Quando lançou seu álbum “25” em 2015, Adele optou, inicialmente, por não disponibilizá-lo em plataformas de streaming, priorizando as vendas físicas e digitais.
A estratégia mostrou-se eficaz temporariamente, mas ilustra a luta constante entre manter a integridade artística e se adaptar às novas demandas de consumo.
Outro exemplo é o da banda Radiohead, que, em 2007, lançou o álbum In Rainbows no formato “pague o quanto quiser” em seu site oficial.
A iniciativa também se revelou inovadora e visava combater a pirataria, oferecendo aos fãs a oportunidade de pagar o que considerassem justo. Embora tenha sido bem-sucedida, não é um modelo viável para todos os artistas.
Outras indústrias culturais impactadas
A indústria dos livros é outra que vem sentindo o peso das mudanças tecnológicas.
O surgimento de e-books e plataformas como Amazon Kindle trouxe praticidade e preços mais baixos para os consumidores, mas também reduziu as margens de lucro para editoras e autores.
Assim como na música, a pirataria de livros digitais é um problema sério. A facilidade com que um arquivo pode ser copiado e distribuído sem custo prejudica tanto grandes editoras quanto escritores independentes.
O cinema e a televisão também estão sendo profundamente transformados. E na televisão diminuem os espaços publicitários, que se espalharam pela internet em várias modalidades.
A disseminação de plataformas de streaming e a pirataria de filmes afetam a receita de bilheterias e de vendas de DVDs, empurrando a indústria para modelos baseados em assinaturas.
A Netflix, por exemplo, revolucionou o mercado, mas obrigou estúdios tradicionais a repensarem suas estratégias.
Modelos de adaptação e de sobrevivência
Apesar dos desafios, as indústrias culturais estão encontrando formas de se adaptar.
No setor musical, as apresentações ao vivo e as turnês se tornaram fontes cruciais de renda para artistas.
Além disso, muitos músicos estão explorando outras fontes de receita, como merchandising e parcerias com marcas.
Na literatura, o crowdfunding e a autopublicação surgiram como alternativas viáveis.
Plataformas como Amazon Kindle Direct Publishing permitem que autores independentes publiquem e distribuam seus próprios livros, enquanto campanhas de financiamento coletivo ajudam a cobrir custos de produção.
Já no cinema, a produção de conteúdo original para plataformas de streaming tem se mostrado uma solução eficaz.

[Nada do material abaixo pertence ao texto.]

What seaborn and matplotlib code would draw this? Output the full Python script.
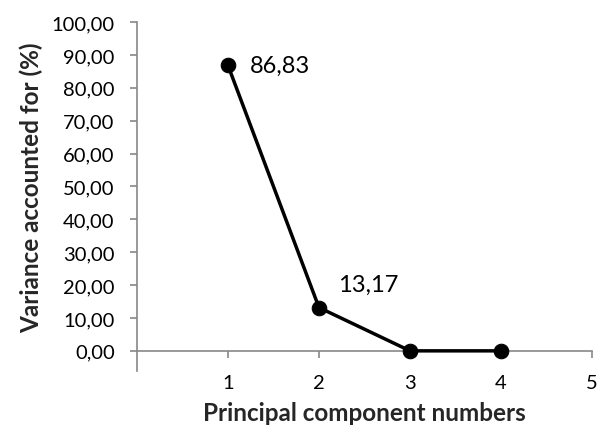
import matplotlib
matplotlib.use("Agg")
import matplotlib.pyplot as plt
import seaborn as sns
import pandas as pd

components = [1, 2, 3, 4]
variance = [86.83, 13.17, 0.0, 0.0]
point_labels = ["86,83", "13,17", "", ""]
yticks = [0, 10, 20, 30, 40, 50, 60, 70, 80, 90, 100]
xticks = [1, 2, 3, 4, 5]

sns.set_theme(style="white")
plt.rcParams['font.family'] = ['Lato', 'DejaVu Sans']

df = pd.DataFrame({"pc": components, "var": variance})

fig = plt.figure(figsize=(5.98, 4.27), dpi=100)
ax = fig.add_axes([0.229, 0.176, 0.761, 0.770])
sns.lineplot(data=df, x="pc", y="var", ax=ax, color="black", linewidth=2.5,
             marker="o", markersize=10.5, markeredgecolor="black",
             markerfacecolor="black", clip_on=False, zorder=5)

for x, y, lab in zip(components, variance, point_labels):
    if lab:
        if x == 1:
            ax.annotate(lab, (x, y), xytext=(16, 0), textcoords="offset points",
                        ha="left", va="center", fontsize=17, color="black")
        else:
            ax.annotate(lab, (x, y), xytext=(14, 17), textcoords="offset points",
                        ha="left", va="center", fontsize=17, color="black")

ax.set_xlim(0, 5)
ax.set_ylim(0, 100)
ax.set_xticks(xticks)
ax.set_yticks(yticks)
ax.set_yticklabels([f"{v:.2f}".replace(".", ",") for v in yticks])
ax.set_xticklabels([str(v) for v in xticks])
ax.tick_params(axis="both", labelsize=14.5, colors="#888888", labelcolor="black",
               length=5, width=1.2, direction="out", bottom=True, left=True)
ax.tick_params(axis="y", pad=11)
ax.tick_params(axis="x", pad=12)
ax.set_xlabel("Principal component numbers", fontsize=17.5, fontweight="bold", labelpad=7)
ax.set_ylabel("Variance accounted for (%)", fontsize=17.5, fontweight="bold", labelpad=6)

for side in ["top", "right"]:
    ax.spines[side].set_visible(False)
for side in ["left", "bottom"]:
    ax.spines[side].set_color("#888888")
    ax.spines[side].set_linewidth(1.2)
ax.spines["left"].set_bounds(-6.1, 100)
ax.spines["bottom"].set_bounds(0, 5)

fig.savefig("out.png", dpi=100, facecolor="white")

Grandes estúdios e produtoras independentes agora criam filmes e séries exclusivas para serviços como Netflix, Amazon Prime e Disney+, garantindo novas formas de receita.
A cultura está morrendo?
Embora seja tentador pensar que a cultura está em declínio, a realidade é mais complexa.
A cultura não está morrendo, mas se transformando. E isso representa, indubitavelmente, um desafio para quem tenha dificuldade de se adaptar aos chamados novos tempos.
A acessibilidade proporcionada pela internet democratizou o acesso à música, a filmes e a livros, permitindo que pessoas ao redor do mundo consumam mais conteúdo cultural do que nunca.
Por outro lado, a sustentabilidade financeira para artistas e produtores de conteúdo permanece um desafio.
O modelo de negócios tradicional foi amplamente substituído, e as indústrias culturais ainda estão em busca de equilíbrios que beneficiem tanto os criadores quanto os consumidores.
Ainda no tocante a cantores e cantoras, e mesmo a instrumentistas, tornaram-se frequentes apresentações em praças públicas, que atraem grande número de aficionados.
Esses artistas arrecadam a ajuda financeira que é oferecida espontaneamente pelos frequentadores.
Embora o resultado de arrecadação possa ser tímido ou insuficiente, muitos artistas de rua conseguem se sustentar com essas atividades.
Canais dos artistas no YouTube também divulgam essas apresentações, que alcançam milhares ou milhões de inscritos, de visualizações e do chamado like, além de frequentes comentários.
Isso representa mais uma fonte de renda com a monetização dos canais.
Um desafio imposto pela modernidade
Em resumo, a indústria fonográfica, assim como outras indústrias culturais, foi profundamente afetada pela pirataria e pela revolução digital.
No entanto, apesar do abalo nos modelos tradicionais, novas formas de distribuição e monetização estão emergindo, o que viabiliza que a cultura continue a prosperar, ainda que em novos formatos.
A chave para o futuro será a capacidade de adaptação e de inovação contínua, garantindo que tanto artistas quanto consumidores possam usufruir dos benefícios de um mercado global digitalizado.